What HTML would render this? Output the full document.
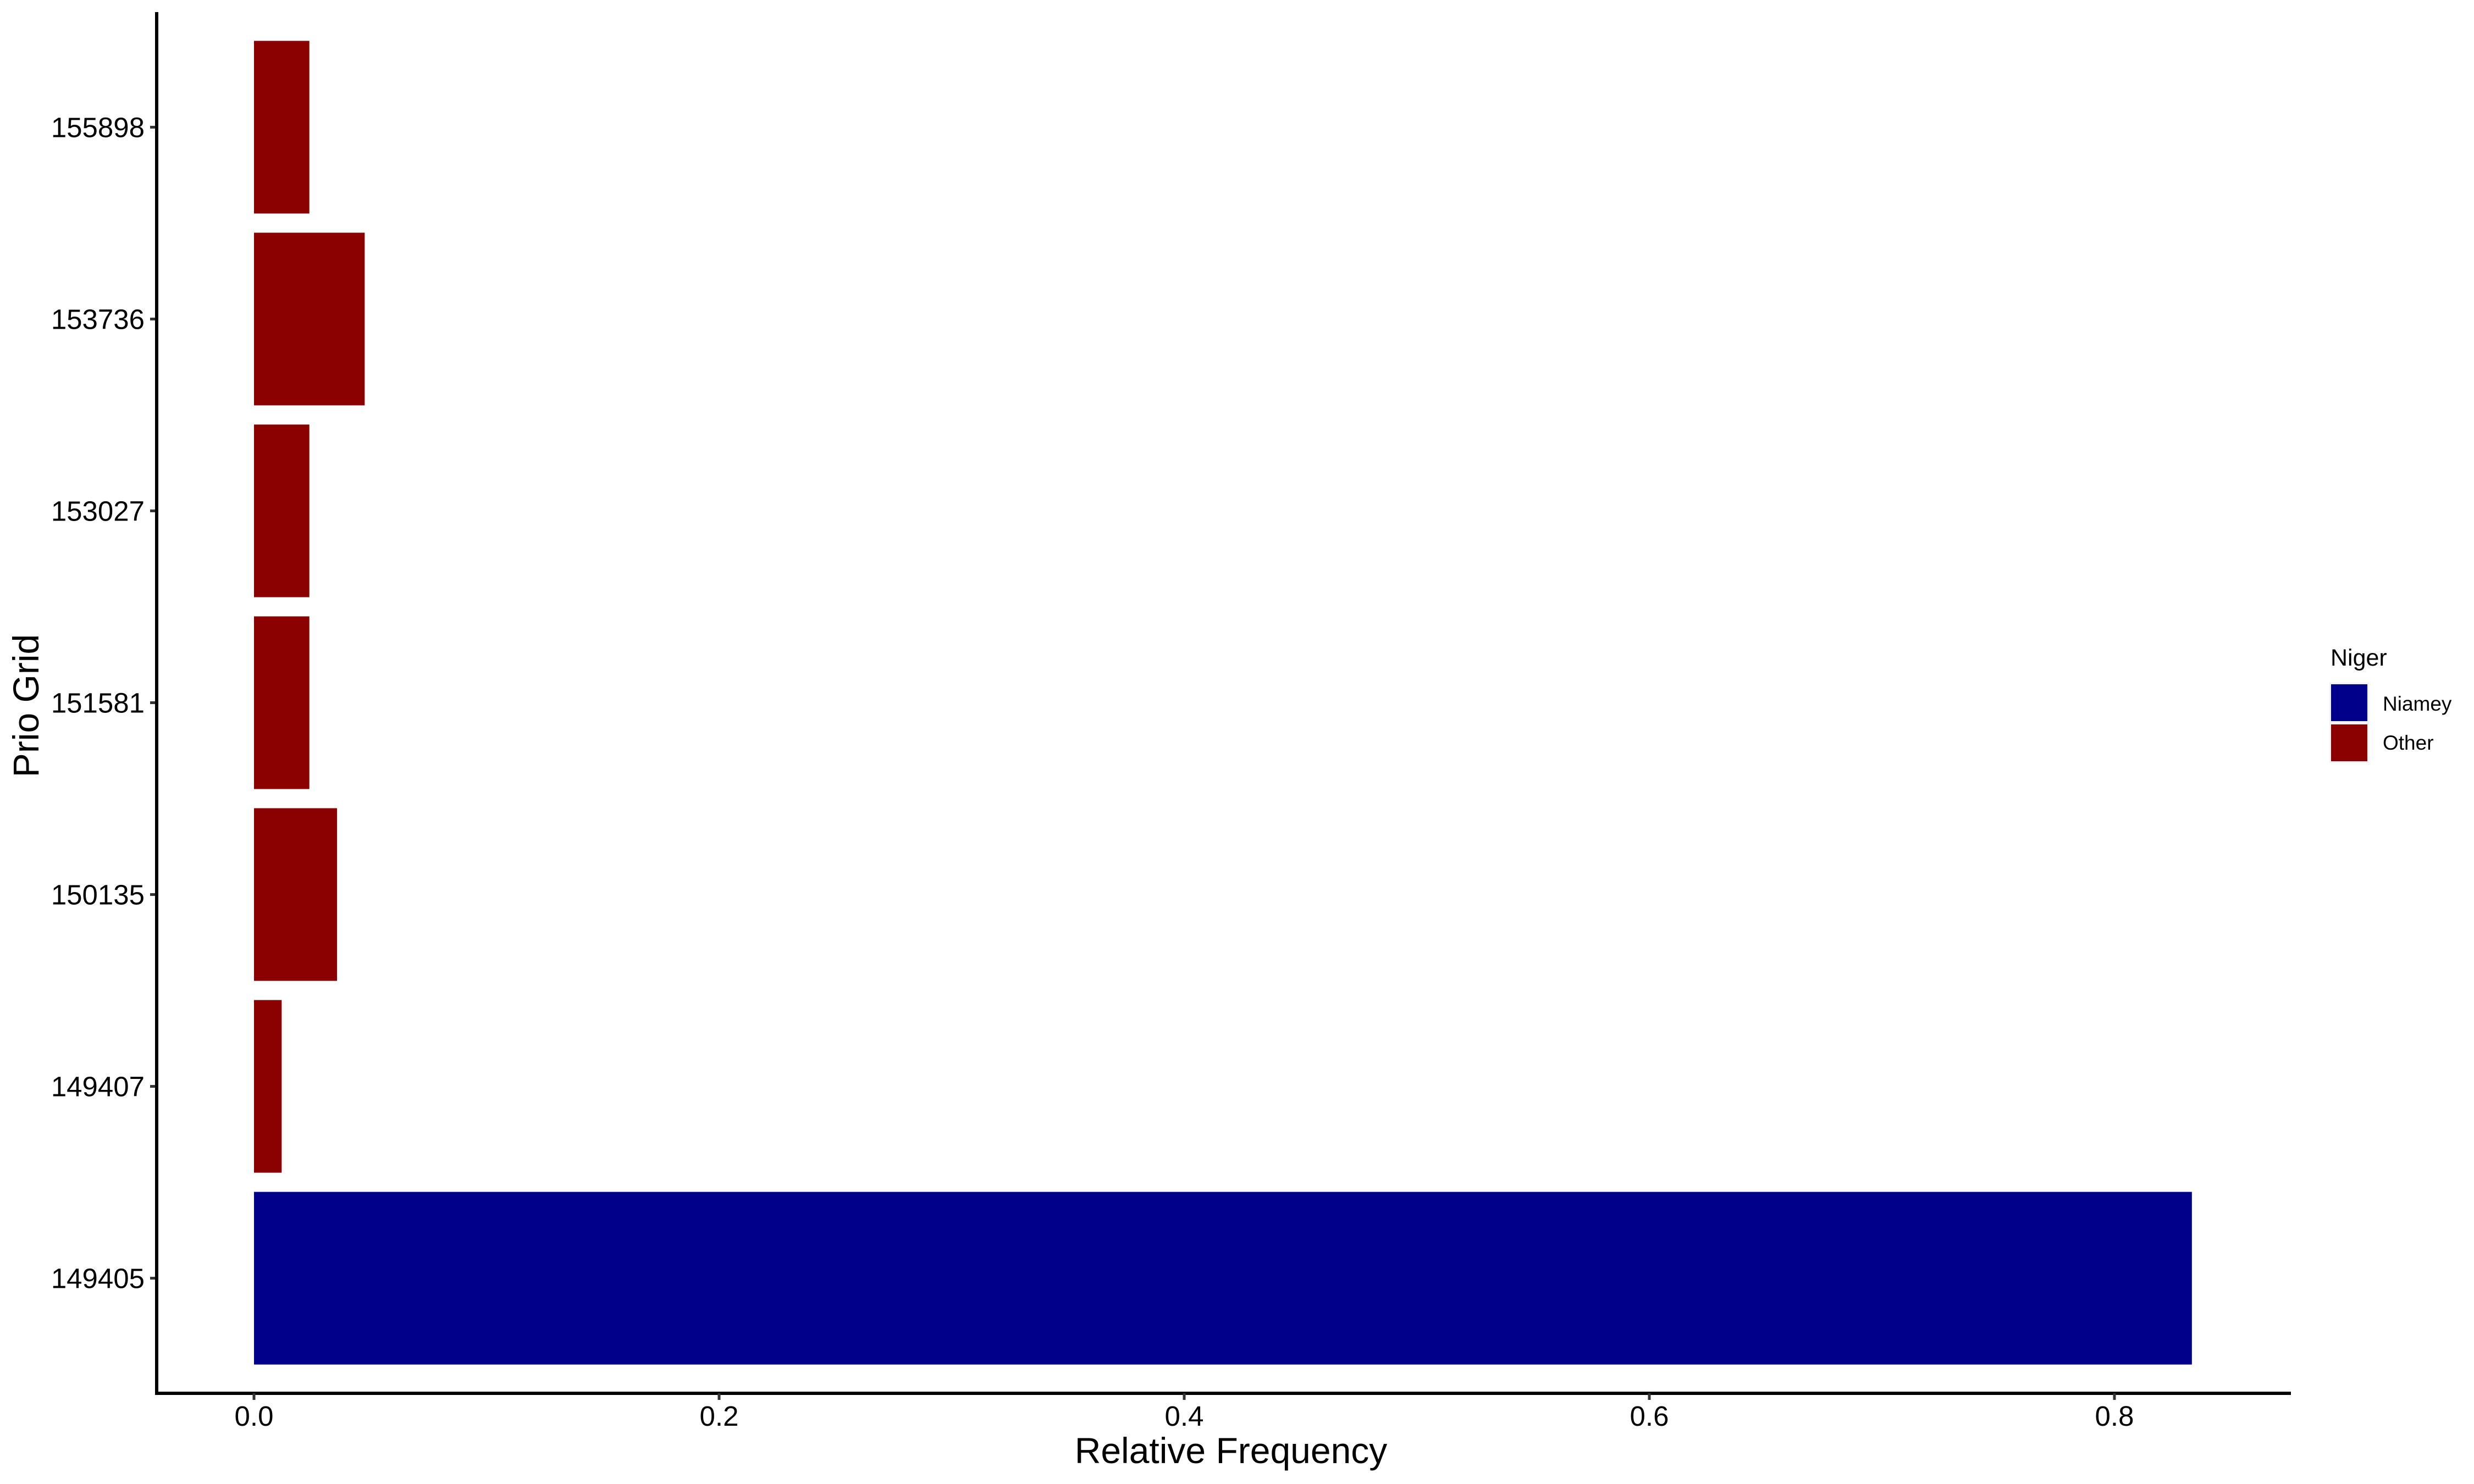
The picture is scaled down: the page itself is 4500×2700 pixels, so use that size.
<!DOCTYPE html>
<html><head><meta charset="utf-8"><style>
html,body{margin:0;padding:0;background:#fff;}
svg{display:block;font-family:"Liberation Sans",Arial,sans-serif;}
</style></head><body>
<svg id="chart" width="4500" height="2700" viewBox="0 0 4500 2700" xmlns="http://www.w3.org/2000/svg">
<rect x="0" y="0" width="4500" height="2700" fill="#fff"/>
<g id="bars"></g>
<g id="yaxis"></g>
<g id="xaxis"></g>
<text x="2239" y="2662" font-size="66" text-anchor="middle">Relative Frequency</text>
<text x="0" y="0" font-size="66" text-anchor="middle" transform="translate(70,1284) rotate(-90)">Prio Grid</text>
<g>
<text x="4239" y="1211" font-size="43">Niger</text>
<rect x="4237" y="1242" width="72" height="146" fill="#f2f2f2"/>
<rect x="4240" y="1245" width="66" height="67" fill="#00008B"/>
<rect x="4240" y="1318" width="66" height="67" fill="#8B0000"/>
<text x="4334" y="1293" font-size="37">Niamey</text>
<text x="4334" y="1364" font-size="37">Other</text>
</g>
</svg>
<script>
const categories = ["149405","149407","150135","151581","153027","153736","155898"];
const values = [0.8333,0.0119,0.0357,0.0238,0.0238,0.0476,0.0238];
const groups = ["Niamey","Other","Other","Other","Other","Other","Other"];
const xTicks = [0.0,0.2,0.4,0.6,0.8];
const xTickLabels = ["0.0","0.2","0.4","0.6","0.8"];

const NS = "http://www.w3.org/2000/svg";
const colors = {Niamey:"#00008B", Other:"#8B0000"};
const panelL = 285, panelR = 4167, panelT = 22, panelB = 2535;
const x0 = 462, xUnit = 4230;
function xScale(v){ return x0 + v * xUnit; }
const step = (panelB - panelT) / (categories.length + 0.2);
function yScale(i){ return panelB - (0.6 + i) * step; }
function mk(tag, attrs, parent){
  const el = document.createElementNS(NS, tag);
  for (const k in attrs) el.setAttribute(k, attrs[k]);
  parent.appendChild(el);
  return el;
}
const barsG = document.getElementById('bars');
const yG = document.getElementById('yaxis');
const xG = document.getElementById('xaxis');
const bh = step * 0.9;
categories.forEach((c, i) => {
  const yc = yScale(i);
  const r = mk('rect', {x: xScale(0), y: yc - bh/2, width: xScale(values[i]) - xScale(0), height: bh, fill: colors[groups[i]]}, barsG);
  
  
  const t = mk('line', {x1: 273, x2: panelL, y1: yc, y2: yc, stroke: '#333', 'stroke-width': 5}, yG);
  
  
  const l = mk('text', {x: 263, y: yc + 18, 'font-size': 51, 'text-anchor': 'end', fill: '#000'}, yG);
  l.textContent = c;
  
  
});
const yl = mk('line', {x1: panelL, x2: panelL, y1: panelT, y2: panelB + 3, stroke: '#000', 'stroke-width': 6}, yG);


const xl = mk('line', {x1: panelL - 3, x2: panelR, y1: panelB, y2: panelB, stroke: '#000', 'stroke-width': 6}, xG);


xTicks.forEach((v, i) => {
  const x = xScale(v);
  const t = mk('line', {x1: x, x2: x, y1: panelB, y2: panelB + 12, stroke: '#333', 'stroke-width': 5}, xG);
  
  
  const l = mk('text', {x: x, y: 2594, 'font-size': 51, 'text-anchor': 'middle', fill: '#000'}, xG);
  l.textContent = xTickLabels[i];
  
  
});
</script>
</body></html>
______________________________
(SET TASK): Retype everything in the material word for word, minus pictures.

(ANSWER TO THE EXERCISE):
What HTML would render this? Output the full document.
The picture is scaled down: the page itself is 4500×2700 pixels, so use that size.
<!DOCTYPE html>
<html><head><meta charset="utf-8"><style>
html,body{margin:0;padding:0;background:#fff;}
svg{display:block;font-family:"Liberation Sans",Arial,sans-serif;}
</style></head><body>
<svg id="chart" width="4500" height="2700" viewBox="0 0 4500 2700" xmlns="http://www.w3.org/2000/svg">
<rect x="0" y="0" width="4500" height="2700" fill="#fff"/>
<g id="bars"></g>
<g id="yaxis"></g>
<g id="xaxis"></g>
<text x="2239" y="2662" font-size="66" text-anchor="middle">Relative Frequency</text>
<text x="0" y="0" font-size="66" text-anchor="middle" transform="translate(70,1284) rotate(-90)">Prio Grid</text>
<g>
<text x="4239" y="1211" font-size="43">Niger</text>
<rect x="4237" y="1242" width="72" height="146" fill="#f2f2f2"/>
<rect x="4240" y="1245" width="66" height="67" fill="#00008B"/>
<rect x="4240" y="1318" width="66" height="67" fill="#8B0000"/>
<text x="4334" y="1293" font-size="37">Niamey</text>
<text x="4334" y="1364" font-size="37">Other</text>
</g>
</svg>
<script>
const categories = ["149405","149407","150135","151581","153027","153736","155898"];
const values = [0.8333,0.0119,0.0357,0.0238,0.0238,0.0476,0.0238];
const groups = ["Niamey","Other","Other","Other","Other","Other","Other"];
const xTicks = [0.0,0.2,0.4,0.6,0.8];
const xTickLabels = ["0.0","0.2","0.4","0.6","0.8"];

const NS = "http://www.w3.org/2000/svg";
const colors = {Niamey:"#00008B", Other:"#8B0000"};
const panelL = 285, panelR = 4167, panelT = 22, panelB = 2535;
const x0 = 462, xUnit = 4230;
function xScale(v){ return x0 + v * xUnit; }
const step = (panelB - panelT) / (categories.length + 0.2);
function yScale(i){ return panelB - (0.6 + i) * step; }
function mk(tag, attrs, parent){
  const el = document.createElementNS(NS, tag);
  for (const k in attrs) el.setAttribute(k, attrs[k]);
  parent.appendChild(el);
  return el;
}
const barsG = document.getElementById('bars');
const yG = document.getElementById('yaxis');
const xG = document.getElementById('xaxis');
const bh = step * 0.9;
categories.forEach((c, i) => {
  const yc = yScale(i);
  const r = mk('rect', {x: xScale(0), y: yc - bh/2, width: xScale(values[i]) - xScale(0), height: bh, fill: colors[groups[i]]}, barsG);
  
  
  const t = mk('line', {x1: 273, x2: panelL, y1: yc, y2: yc, stroke: '#333', 'stroke-width': 5}, yG);
  
  
  const l = mk('text', {x: 263, y: yc + 18, 'font-size': 51, 'text-anchor': 'end', fill: '#000'}, yG);
  l.textContent = c;
  
  
});
const yl = mk('line', {x1: panelL, x2: panelL, y1: panelT, y2: panelB + 3, stroke: '#000', 'stroke-width': 6}, yG);


const xl = mk('line', {x1: panelL - 3, x2: panelR, y1: panelB, y2: panelB, stroke: '#000', 'stroke-width': 6}, xG);


xTicks.forEach((v, i) => {
  const x = xScale(v);
  const t = mk('line', {x1: x, x2: x, y1: panelB, y2: panelB + 12, stroke: '#333', 'stroke-width': 5}, xG);
  
  
  const l = mk('text', {x: x, y: 2594, 'font-size': 51, 'text-anchor': 'middle', fill: '#000'}, xG);
  l.textContent = xTickLabels[i];
  
  
});
</script>
</body></html>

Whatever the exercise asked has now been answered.